Dáil debates

Tuesday, 6 November 2012

3:50 pm

Photo of Enda KennyEnda Kenny (Mayo, Fine Gael) | Oireachtas source

It goes without saying that the House stands united in condemnation of the callous murder of David Black. I made the point at the North-South Ministerial Council meeting the other day, in the company of the Tánaiste and the First Minister and the Deputy First Minister of the Northern Ireland Assembly, that Yvonne Black had lost a husband, her children Kyle and Kyra had lost their father and Ulster had lost a hardworking citizen. We unreservedly condemn this. On behalf of the Government, I was happy to say that the working relationships between the Minister for Justice and Equality, Deputy Alan Shatter, and the Minister for Justice, David Forde, between the Garda Commissioner, Martin Callinan, and Chief Constable of the PSNI, Matt Baggott, and between the Garda and the PSNI are working exceptionally well at the very highest level.

I hope the perpetrators of this murder are brought before the courts and that justice is, and is seen to be, done. We do not want a return to this kind of callous tragedy and to this senseless kind of murder. All the agencies of this State will be at the disposal of the PSNI and the Northern Ireland authorities to ensure those who perpetrated this are brought to justice as quickly as possible. I thank Deputy Kelleher for raising this. He can take it that the capacity and information available to us is at the disposal of the authorities in Northern Ireland and vice versa applies.

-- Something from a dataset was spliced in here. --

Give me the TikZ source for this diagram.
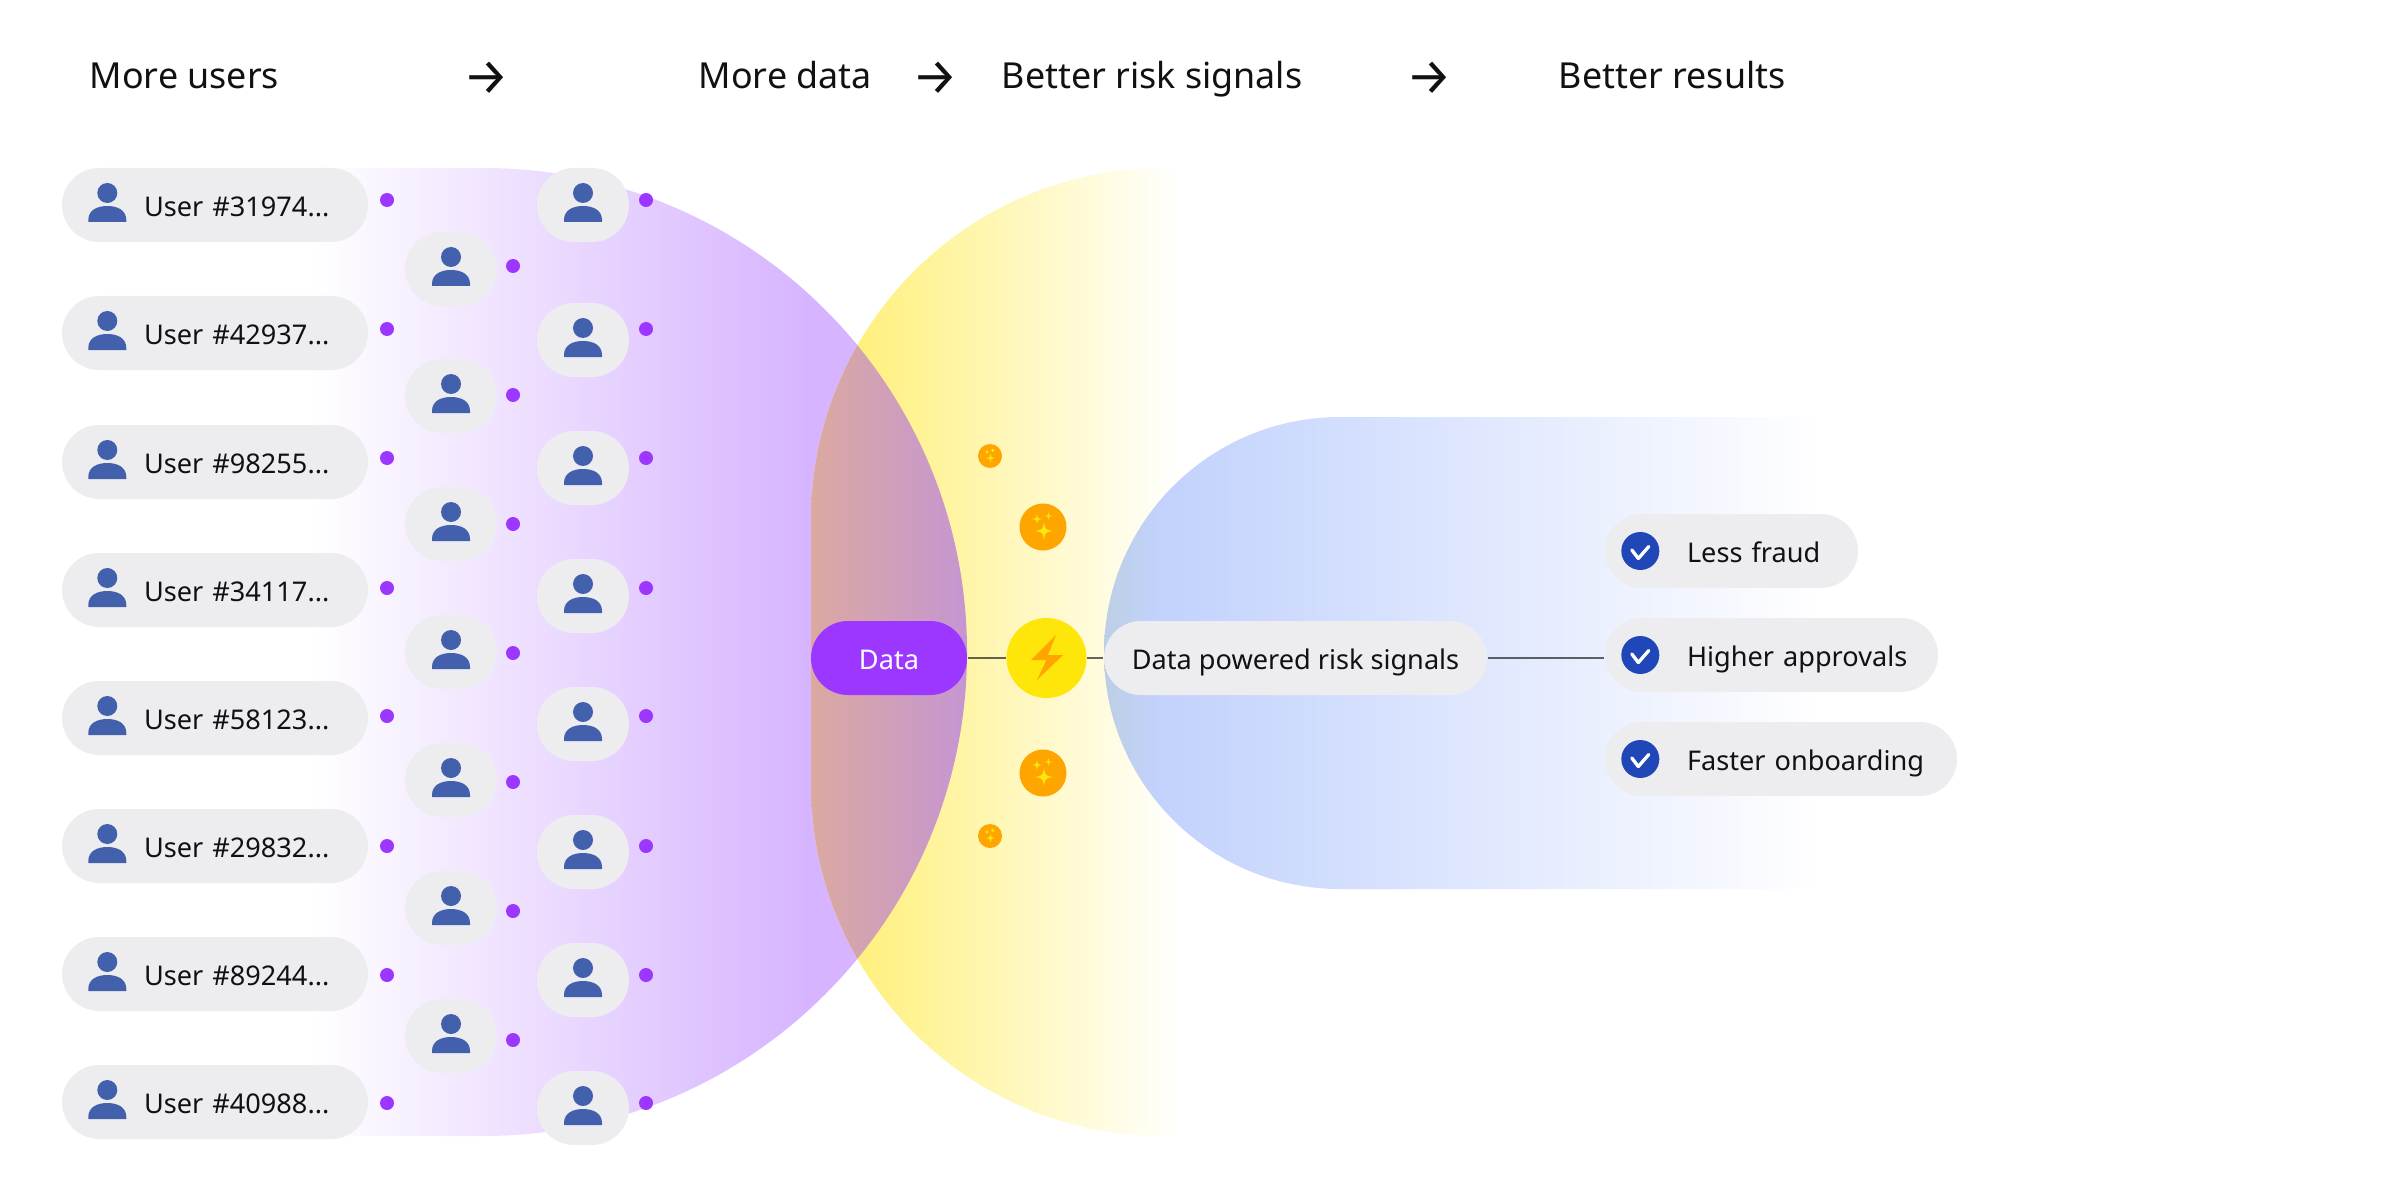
\documentclass[tikz,border=0pt]{standalone}
\usepackage{fontspec}
\setmainfont{Noto Sans}
\newfontfamily\arrowfont{Fira Sans}
\usepackage{xcolor}
\usetikzlibrary{calc}

\definecolor{pillgray}{HTML}{EDEDF0}
\definecolor{iconblue}{HTML}{4360AD}
\definecolor{dotpurple}{HTML}{9B37FF}
\definecolor{purplefill}{HTML}{D6B4FF}
\definecolor{yellowfill}{HTML}{FFEE6A}
\definecolor{bluefill}{HTML}{C2D2FD}
\definecolor{blueedge}{HTML}{BDCFE4}
\definecolor{checkblue}{HTML}{1F47B8}
\definecolor{sparkorange}{HTML}{FFA500}
\definecolor{boltyellow}{HTML}{FFE60A}
\definecolor{lensleft}{HTML}{DBA9A0}
\definecolor{lensright}{HTML}{C595D2}
\definecolor{inkblack}{HTML}{111114}

\pgfdeclarehorizontalshading{purplefade}{100bp}{color(0bp)=(white); color(25bp)=(white); color(63bp)=(purplefill); color(100bp)=(purplefill)}
\pgfdeclarehorizontalshading{yellowfade}{100bp}{color(0bp)=(yellowfill); color(25bp)=(yellowfill); color(75bp)=(white); color(100bp)=(white)}
\pgfdeclarehorizontalshading{bluefade}{100bp}{color(0bp)=(blueedge); color(25bp)=(blueedge); color(29bp)=(bluefill); color(75bp)=(white); color(100bp)=(white)}

\newcommand{\purplepath}{(3.1,10.32) -- (4.83,10.32) arc (90:-90:4.84) -- (3.1,0.64) -- cycle}
\newcommand{\yellowpath}{(11.8,10.32) -- (11.63,10.32) arc (90:180:3.52) -- (8.11,4.16) arc (180:270:3.52) -- (11.8,0.64) -- cycle}
\newcommand{\bluepath}{(13.4,7.83) arc (90:270:2.36) -- (18.2,3.11) -- (18.2,7.83) -- cycle}
\newcommand{\sparkstar}[3]{
  \fill[boltyellow,shift={(#1,#2)},scale=#3] (0,1) .. controls (0.15,0.15) .. (1,0)
    .. controls (0.15,-0.15) .. (0,-1) .. controls (-0.15,-0.15) .. (-1,0)
    .. controls (-0.15,0.15) .. (0,1) -- cycle;
}

\begin{document}
\begin{tikzpicture}[
  pill/.style={fill=pillgray, text=inkblack, rounded corners=0.37cm, inner sep=0pt,
    text height=0.485cm, text depth=0.255cm, font=\fontsize{7.72}{9}\selectfont},
  userpill/.style={pill, text width=3.06cm, align=left,
    execute at begin node=\hspace*{0.82cm},
    append after command={(\tikzlastnode.west) ++(0.46,-0.01) pic {usericon}}},
  usertile/.style={pill, minimum width=0.92cm, minimum height=0.74cm,
    append after command={(\tikzlastnode.center) ++(0,-0.01) pic {usericon}}},
  itempill/.style={pill, text width=#1, align=left,
    execute at begin node=\hspace*{0.82cm},
    append after command={(\tikzlastnode.west) ++(0.36,0) pic {checkicon}}},
  userdot/.style={circle, fill=dotpurple, minimum size=0.14cm, inner sep=0pt},
  head/.style={anchor=base west, text=inkblack, inner sep=0pt, font=\fontsize{10.2}{12}\selectfont},
  headarrow/.style={text=inkblack, inner sep=0pt, font=\arrowfont\fontsize{14.5}{16}\selectfont},
  spark/.style={circle, fill=sparkorange, inner sep=0pt, minimum size=#1},
  link/.style={draw=black, opacity=0.6, line width=0.7pt},
  pics/usericon/.style={code={
    \fill[iconblue] (0,0.13) circle (0.1);
    \fill[iconblue] (-0.19,-0.14) .. controls (-0.19,-0.04) and (-0.1,0) .. (0,0)
      .. controls (0.1,0) and (0.19,-0.04) .. (0.19,-0.14) -- (0.19,-0.16) -- (-0.19,-0.16) -- cycle;
  }},
  pics/checkicon/.style={code={
    \fill[checkblue] (0,0) circle (0.19);
    \draw[white, line width=0.95pt, line cap=round, line join=round] (-0.085,0.01) -- (-0.02,-0.075) -- (0.085,0.045);
  }},
  pics/sparkles/.style={code={\sparkstar{0.01}{-0.04}{0.09}\sparkstar{-0.06}{0.08}{0.05}\sparkstar{0.055}{0.11}{0.035}}}
]
\useasboundingbox (0,0) rectangle (24,12);

\shade[shading=purplefade] \purplepath;
\shade[shading=yellowfade] \yellowpath;
\begin{scope}
  \clip \purplepath;
  \clip \yellowpath;
  \shade[left color=lensleft, right color=lensright] (8.11,0.64) rectangle (9.67,10.32);
\end{scope}
\shade[shading=bluefade] \bluepath;

\node[head] (users) at (0.89,11.11) {More users};
\node[headarrow] (arrowa) at (4.86,11.22) {→};
\node[head] (data) at (6.98,11.11) {More data};
\node[headarrow] (arrowb) at (9.35,11.22) {→};
\node[head] (signals) at (10.01,11.11) {Better risk signals};
\node[headarrow] (arrowc) at (14.29,11.22) {→};
\node[head] (results) at (15.58,11.11) {Better results};

\node[userpill] (user1) at (2.15,9.95) {User \#31974...};
\node[userpill] (user2) at (2.15,8.67) {User \#42937...};
\node[userpill] (user3) at (2.15,7.38) {User \#98255...};
\node[userpill] (user4) at (2.15,6.10) {User \#34117...};
\node[userpill] (user5) at (2.15,4.82) {User \#58123...};
\node[userpill] (user6) at (2.15,3.54) {User \#29832...};
\node[userpill] (user7) at (2.15,2.26) {User \#89244...};
\node[userpill] (user8) at (2.15,0.98) {User \#40988...};

\node[usertile] (mid1) at (4.51,9.31) {};
\node[usertile] (mid2) at (4.51,8.04) {};
\node[usertile] (mid3) at (4.51,6.76) {};
\node[usertile] (mid4) at (4.51,5.48) {};
\node[usertile] (mid5) at (4.51,4.20) {};
\node[usertile] (mid6) at (4.51,2.92) {};
\node[usertile] (mid7) at (4.51,1.64) {};

\node[usertile] (far1) at (5.83,9.95) {};
\node[usertile] (far2) at (5.83,8.60) {};
\node[usertile] (far3) at (5.83,7.32) {};
\node[usertile] (far4) at (5.83,6.04) {};
\node[usertile] (far5) at (5.83,4.76) {};
\node[usertile] (far6) at (5.83,3.48) {};
\node[usertile] (far7) at (5.83,2.20) {};
\node[usertile] (far8) at (5.83,0.92) {};

\node[userdot] (dota1) at (3.87,10.00) {};
\node[userdot] (dota2) at (3.87,8.71) {};
\node[userdot] (dota3) at (3.87,7.42) {};
\node[userdot] (dota4) at (3.87,6.12) {};
\node[userdot] (dota5) at (3.87,4.84) {};
\node[userdot] (dota6) at (3.87,3.54) {};
\node[userdot] (dota7) at (3.87,2.25) {};
\node[userdot] (dota8) at (3.87,0.97) {};

\node[userdot] (dotb1) at (5.13,9.34) {};
\node[userdot] (dotb2) at (5.13,8.05) {};
\node[userdot] (dotb3) at (5.13,6.76) {};
\node[userdot] (dotb4) at (5.13,5.47) {};
\node[userdot] (dotb5) at (5.13,4.18) {};
\node[userdot] (dotb6) at (5.13,2.89) {};
\node[userdot] (dotb7) at (5.13,1.60) {};

\node[userdot] (dotc1) at (6.46,10.00) {};
\node[userdot] (dotc2) at (6.46,8.71) {};
\node[userdot] (dotc3) at (6.46,7.42) {};
\node[userdot] (dotc4) at (6.46,6.12) {};
\node[userdot] (dotc5) at (6.46,4.84) {};
\node[userdot] (dotc6) at (6.46,3.54) {};
\node[userdot] (dotc7) at (6.46,2.25) {};
\node[userdot] (dotc8) at (6.46,0.97) {};

\node[pill, fill=dotpurple, text=white, minimum width=1.56cm] (datapill) at (8.89,5.42) {Data};
\node[circle, fill=boltyellow, minimum size=0.8cm, inner sep=0pt] (bolt) at (10.465,5.42) {};
\node[pill, minimum width=3.83cm] (riskpill) at (12.955,5.42) {Data powered risk signals};

\fill[sparkorange, shift={(bolt.center)}] (0.095,0.23) -- (-0.155,-0.02) -- (0,-0.02)
  -- (-0.095,-0.22) -- (0.165,0.03) -- (0.015,0.03) -- cycle;

\node[spark=0.24cm] (sparka) at (9.90,7.44) {};
\node[spark=0.47cm] (sparkb) at (10.43,6.73) {};
\node[spark=0.47cm] (sparkc) at (10.43,4.27) {};
\node[spark=0.24cm] (sparkd) at (9.90,3.64) {};
\pic[scale=0.51] at (sparka) {sparkles};
\pic at (sparkb) {sparkles};
\pic at (sparkc) {sparkles};
\pic[scale=0.51] at (sparkd) {sparkles};

\node[itempill=2.53cm] (fraud) at (17.315,6.49) {Less fraud};
\node[itempill=3.33cm] (approvals) at (17.715,5.45) {Higher approvals};
\node[itempill=3.52cm] (onboarding) at (17.81,4.41) {Faster onboarding};

\draw[link] (datapill) -- (bolt);
\draw[link] (bolt) -- (riskpill);
\draw[link] (riskpill.east) -- (riskpill.east -| approvals.west);
\end{tikzpicture}
\end{document}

At its meeting today, the Government confirmed that the decision is to build the national paediatric hospital on the site at St. James's Hospital. The Minister for Health, Deputy Reilly, has been careful and realistic in his assessment of the timeline for completion of the children's hospital facility in late 2017 or early 2018. Work can commence immediately in vacating relevant temporary structures and buildings on the St. James's Hospital site which currently provide clinical and non-clinical services. The proposed development site for the paediatric hospital can be available within six months with clearance, decanting and enabling works happening during 2013 and 2014. Construction of the new hospital can commence by 2015. Clearly, a design process and a procurement structure must be dealt with and the issue of planning permission and so on must be gone through. It is not a case of being able to give the Deputy a specific month by which the entity will be complete. Suffice it to say, I am glad clarity has been brought to the situation. The Government has made a very clear decision to build the national paediatric hospital on the St. James's hospital site.

I thank everybody who provides care and attention to our children in all the medical facilities. I hope that, despite the great difference of opinion among many medical people at the very highest level, there will be buy-in to the decision of Government. The interest here is to provide the very best facilities for all the children of the island who will avail of the services and staff of the hospital once it is built.

The Deputy can take it that the Minister for Health and the Government are, and will always be, anxious to see that in the intervening period, facilities and resources are made available to the existing children's hospital facilities in order that they can continue to provide the first class care and attention they have always provided despite inadequate resources on many occasions and despite cramped space and other conditions. It is in the country's interest that the Government sees that happens, and it will happen.